Für blinde und sehbehinderte Verkehrsteilnehmende bleibt darüber hinaus, da sie keinen Blickkontakt zu den anderen Verkehrsteilnehmenden aufnehmen können, eine unabdingbar wichtige Voraussetzung für eine selbstständige und sichere Mobilität im Verkehrsraum, dass gesicherte Querungsstellen auch in den Tempo-30-Zonen angeboten werden. Deshalb müssen im Zuge der Erleichterung der Einrichtung von Tempo-30-Zonen auch die Vorgaben der R-FGÜ (Richtlinie für die Anlage und Ausstattung von Fußgängerüberwegen R-FGÜ) von 2001 so neu gefasst werden, dass die Einrichtung von FGÜ für diese Verkehrsbereiche leichter möglich wird. Dazu genügt die Streichung des bisherigen Abschnitts 2.1 Nr. 3 „FGÜ in Tempo 30-Zonen sind in der Regel entbehrlich.“


Diese neu eingerichteten FGÜ sind für blinde und sehbehinderte Personen nach den anerkannten Regeln der Technik mit Bodenindikatoren auszustatten.

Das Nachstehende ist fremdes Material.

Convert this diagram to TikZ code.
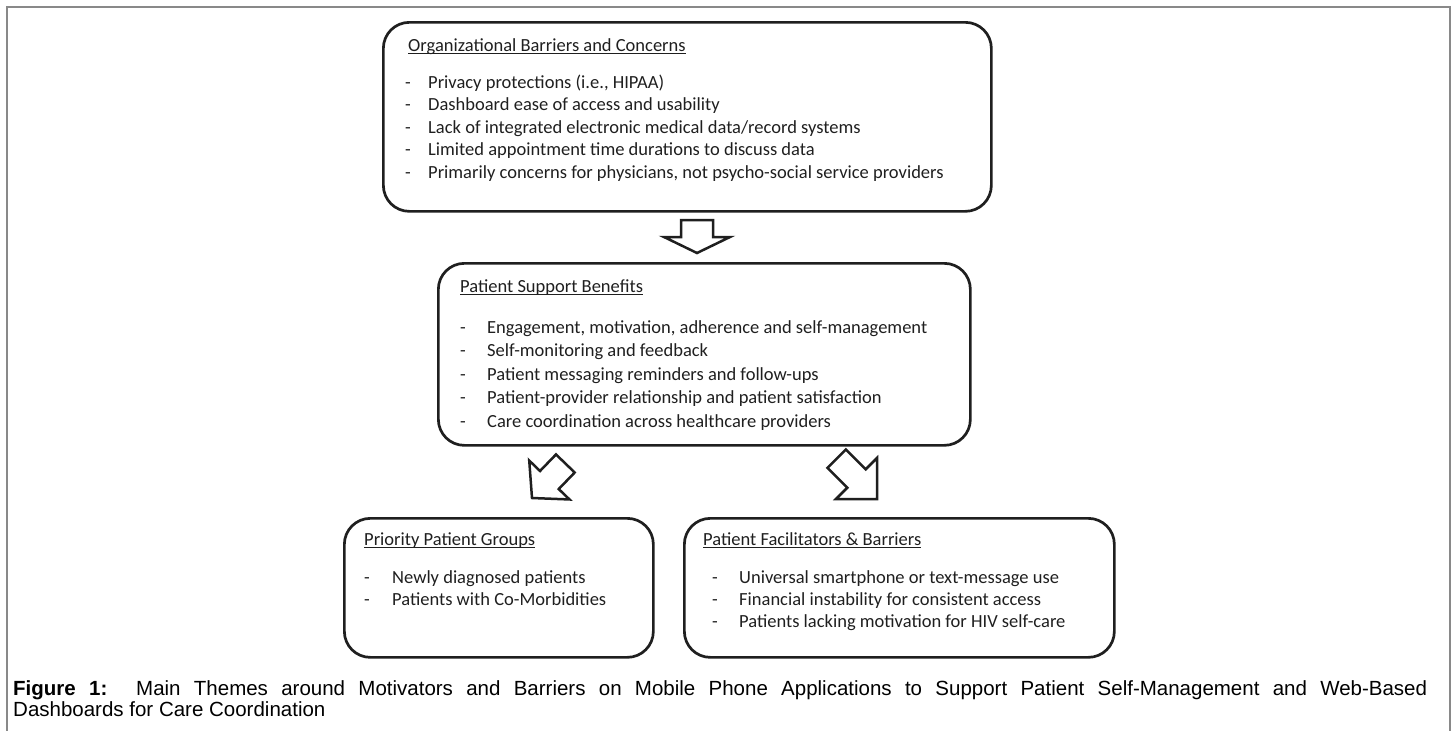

Es bedarf zudem einer rechtlichen Klarstellung, welche sicherstellt, dass auch an Bundesstraßen in Bereich von Bushaltestellen gesicherte Querungen eingerichtet werden können. Die Einrichtung solcher Querungsstellen wird bislang regelmäßig mit dem Argument verweigert, dass diese für Fußgänger zu unsicher seien und eine falsche Sicherheit suggerierten. Es wird zudem immer noch die – inzwischen überholte – Annahme vertreten, dass an Zebrastreifen das Unfallvorkommen höher sei als an ungesicherten Querungen. Auch Lichtsignalanlagen werden mit Hinweis auf ein zu geringes Fußgängeraufkommen verweigert. Die Folge ist, dass blinden und sehbehinderten Menschen damit jegliche Möglichkeit genommen wird, eigenständig und sicher eine Straßenquerung vorzunehmen. Diese Missstände sind zu lösen.


Letztlich ist es erforderlich, dass bei Straßenbahnen, die eine Haltestelle in Mittellage haben, das Einrichten von FGÜs oder Lichtsignalanlagen mit Zusatzeinrichtungen für blinde und sehbehinderte Personen erleichtert und ermöglicht wird.


Nur so kann eine selbständige und sichere Mobilität erreicht werden.


Zu Artikel 3


Bereits in den obigen Ausführungen zu § 12 StVO ist auf die bisher ungenügenden Regelungen zum Parkverbot an Kreuzungen und an sowie auf Bodenindikatoren hingewiesen worden. In der Folge sind auch die Bußgelder für die Missachtung dieser Vorgaben aus Sicht des DBSV zu erhöhen. Unterstützt wird diese Forderung auch durch die Forderung der VMK, die heute niedrigen Bußgelder für das gefährdende und behindernde Parken an Straßenkreuzungen zu erhöhen.


Zur EKFV


Der vorgelegte Referentenentwurf enthält eine für den DBSV nicht hinnehmbare Leerstelle: Es ist aus Sicht des DBSV dringend angezeigt, dass die mit der StVO verknüpfte Elektrokleinstfahrzeugeverordnung (EKFV) so rechtssicher weiterentwickelt wird, dass gewerblich genutzte E-Roller nicht mehr wild auf dem Gehweg abgestellt und dort zur Vermietung angeboten werden dürfen. Vielmehr sind hier gesonderte feste Abstellflächen außerhalb des Gehweges einzurichten und entsprechende Straßenverkehrsrechtliche Halte-, Abstell- und Parkregelungen zu schaffen.